◆ DATA SHOWN
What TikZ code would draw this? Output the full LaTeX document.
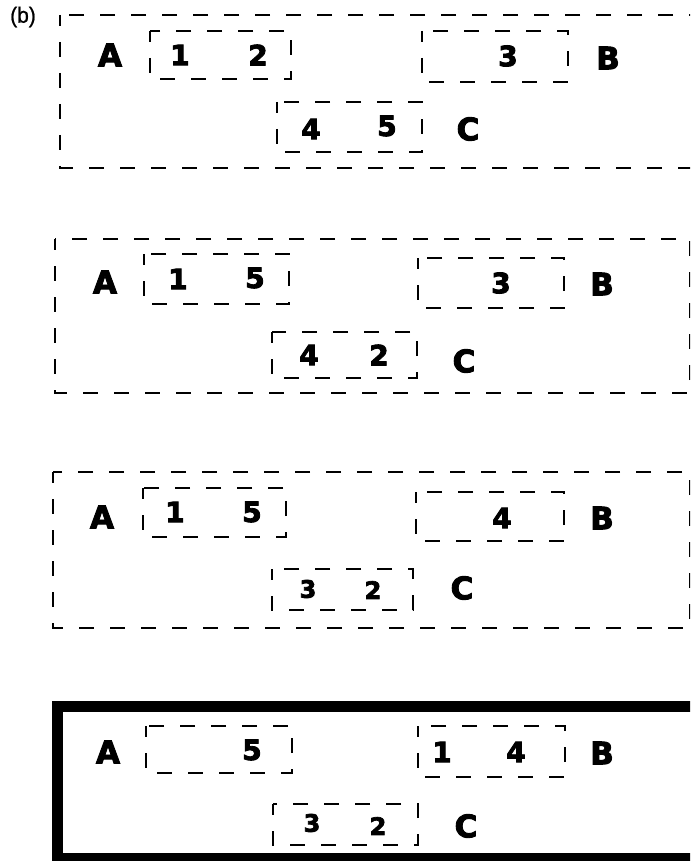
\documentclass[tikz,border=0pt]{standalone}
\usepackage{fontspec}
\setmainfont{DejaVu Sans}
\newfontfamily\heavyfont[FakeBold=3]{DejaVu Sans Bold}
\newfontfamily\tagfont[FakeBold=1]{Liberation Sans}
\begin{document}
\begin{tikzpicture}[x=1pt,y=-1pt,
  outer/.style={line width=2.8pt, dash pattern=on 15pt off 16pt, dash phase=4pt},
  inner/.style={line width=2.8pt, dash pattern=on 15pt off 16pt, dash phase=4pt},
  thickbox/.style={line width=11pt},
  lett/.style={font=\heavyfont\fontsize{31}{31}\selectfont, inner sep=0pt},
  digit/.style={font=\heavyfont\fontsize{28}{28}\selectfont, inner sep=0pt},
  sdigit/.style={font=\heavyfont\fontsize{24}{24}\selectfont, inner sep=0pt},
  tag/.style={font=\tagfont\fontsize{22}{22}\selectfont, inner sep=0pt, xscale=0.95},
]
\useasboundingbox (0,0) rectangle (690,861);
\clip (0,0) rectangle (690,861);
\fill[white] (0,0) rectangle (690,861);

\node[tag] (tagb) at (23,17) {(b)};

% ---------- panel 1 ----------
\draw[outer] (60,15) rectangle (692,168);
\draw[inner] (150,31) rectangle (291,79);
\draw[inner] (422,31) rectangle (568,82);
\draw[inner] (277,102) rectangle (422,152);
\node[lett] (p1A) at (110,55) {A};
\node[digit] (p1n1) at (180,55) {1};
\node[digit] (p1n2) at (258,55) {2};
\node[digit] (p1n3) at (508,56) {3};
\node[lett] (p1B) at (608,58) {B};
\node[digit] (p1n4) at (311,129) {4};
\node[digit] (p1n5) at (387,126) {5};
\node[lett] (p1C) at (468,129) {C};

% ---------- panel 2 ----------
\draw[outer] (55,239) rectangle (690,393);
\draw[inner] (144,254) rectangle (289,304);
\draw[inner] (418,258) rectangle (564,308);
\draw[inner] (272,332) rectangle (417,378);
\node[lett] (p2A) at (105,282) {A};
\node[digit] (p2n1) at (178,279) {1};
\node[digit] (p2n5) at (255,278) {5};
\node[digit] (p2n3) at (501,283) {3};
\node[lett] (p2B) at (602,284) {B};
\node[digit] (p2n4) at (309,355) {4};
\node[digit] (p2n2) at (379,355) {2};
\node[lett] (p2C) at (464,361) {C};

% ---------- panel 3 ----------
\draw[outer] (53,472) rectangle (690,628);
\draw[inner] (143,488) rectangle (286,537);
\draw[inner] (416,492) rectangle (564,541);
\draw[inner] (272,569) rectangle (413,610);
\node[lett] (p3A) at (102,517) {A};
\node[digit] (p3n1) at (175,512) {1};
\node[digit] (p3n5) at (252,512) {5};
\node[digit] (p3n4) at (502,518) {4};
\node[lett] (p3B) at (602,518) {B};
\node[sdigit] (p3n3) at (308,589) {3};
\node[sdigit] (p3n2) at (373,590) {2};
\node[lett] (p3C) at (462,588) {C};

% ---------- panel 4 ----------
\draw[thickbox] (57,706) rectangle (705,858);
\draw[inner] (146,726) rectangle (292,773);
\draw[inner] (418,726) rectangle (565,777);
\draw[inner] (273,804) rectangle (418,845);
\node[lett] (p4A) at (108,752) {A};
\node[digit] (p4n5) at (252,750) {5};
\node[digit] (p4n1) at (442,752) {1};
\node[digit] (p4n4) at (516,752) {4};
\node[lett] (p4B) at (602,753) {B};
\node[sdigit] (p4n3) at (312,823) {3};
\node[sdigit] (p4n2) at (378,826) {2};
\node[lett] (p4C) at (466,826) {C};
\end{tikzpicture}
\end{document}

◆ PROBLEM REQUIREMENTS
Reproduce all of the data exactly; the pictures do not belong in the copy.

◆ ANSWER TO THE TASK
What TikZ code would draw this? Output the full LaTeX document.
\documentclass[tikz,border=0pt]{standalone}
\usepackage{fontspec}
\setmainfont{DejaVu Sans}
\newfontfamily\heavyfont[FakeBold=3]{DejaVu Sans Bold}
\newfontfamily\tagfont[FakeBold=1]{Liberation Sans}
\begin{document}
\begin{tikzpicture}[x=1pt,y=-1pt,
  outer/.style={line width=2.8pt, dash pattern=on 15pt off 16pt, dash phase=4pt},
  inner/.style={line width=2.8pt, dash pattern=on 15pt off 16pt, dash phase=4pt},
  thickbox/.style={line width=11pt},
  lett/.style={font=\heavyfont\fontsize{31}{31}\selectfont, inner sep=0pt},
  digit/.style={font=\heavyfont\fontsize{28}{28}\selectfont, inner sep=0pt},
  sdigit/.style={font=\heavyfont\fontsize{24}{24}\selectfont, inner sep=0pt},
  tag/.style={font=\tagfont\fontsize{22}{22}\selectfont, inner sep=0pt, xscale=0.95},
]
\useasboundingbox (0,0) rectangle (690,861);
\clip (0,0) rectangle (690,861);
\fill[white] (0,0) rectangle (690,861);

\node[tag] (tagb) at (23,17) {(b)};

% ---------- panel 1 ----------
\draw[outer] (60,15) rectangle (692,168);
\draw[inner] (150,31) rectangle (291,79);
\draw[inner] (422,31) rectangle (568,82);
\draw[inner] (277,102) rectangle (422,152);
\node[lett] (p1A) at (110,55) {A};
\node[digit] (p1n1) at (180,55) {1};
\node[digit] (p1n2) at (258,55) {2};
\node[digit] (p1n3) at (508,56) {3};
\node[lett] (p1B) at (608,58) {B};
\node[digit] (p1n4) at (311,129) {4};
\node[digit] (p1n5) at (387,126) {5};
\node[lett] (p1C) at (468,129) {C};

% ---------- panel 2 ----------
\draw[outer] (55,239) rectangle (690,393);
\draw[inner] (144,254) rectangle (289,304);
\draw[inner] (418,258) rectangle (564,308);
\draw[inner] (272,332) rectangle (417,378);
\node[lett] (p2A) at (105,282) {A};
\node[digit] (p2n1) at (178,279) {1};
\node[digit] (p2n5) at (255,278) {5};
\node[digit] (p2n3) at (501,283) {3};
\node[lett] (p2B) at (602,284) {B};
\node[digit] (p2n4) at (309,355) {4};
\node[digit] (p2n2) at (379,355) {2};
\node[lett] (p2C) at (464,361) {C};

% ---------- panel 3 ----------
\draw[outer] (53,472) rectangle (690,628);
\draw[inner] (143,488) rectangle (286,537);
\draw[inner] (416,492) rectangle (564,541);
\draw[inner] (272,569) rectangle (413,610);
\node[lett] (p3A) at (102,517) {A};
\node[digit] (p3n1) at (175,512) {1};
\node[digit] (p3n5) at (252,512) {5};
\node[digit] (p3n4) at (502,518) {4};
\node[lett] (p3B) at (602,518) {B};
\node[sdigit] (p3n3) at (308,589) {3};
\node[sdigit] (p3n2) at (373,590) {2};
\node[lett] (p3C) at (462,588) {C};

% ---------- panel 4 ----------
\draw[thickbox] (57,706) rectangle (705,858);
\draw[inner] (146,726) rectangle (292,773);
\draw[inner] (418,726) rectangle (565,777);
\draw[inner] (273,804) rectangle (418,845);
\node[lett] (p4A) at (108,752) {A};
\node[digit] (p4n5) at (252,750) {5};
\node[digit] (p4n1) at (442,752) {1};
\node[digit] (p4n4) at (516,752) {4};
\node[lett] (p4B) at (602,753) {B};
\node[sdigit] (p4n3) at (312,823) {3};
\node[sdigit] (p4n2) at (378,826) {2};
\node[lett] (p4C) at (466,826) {C};
\end{tikzpicture}
\end{document}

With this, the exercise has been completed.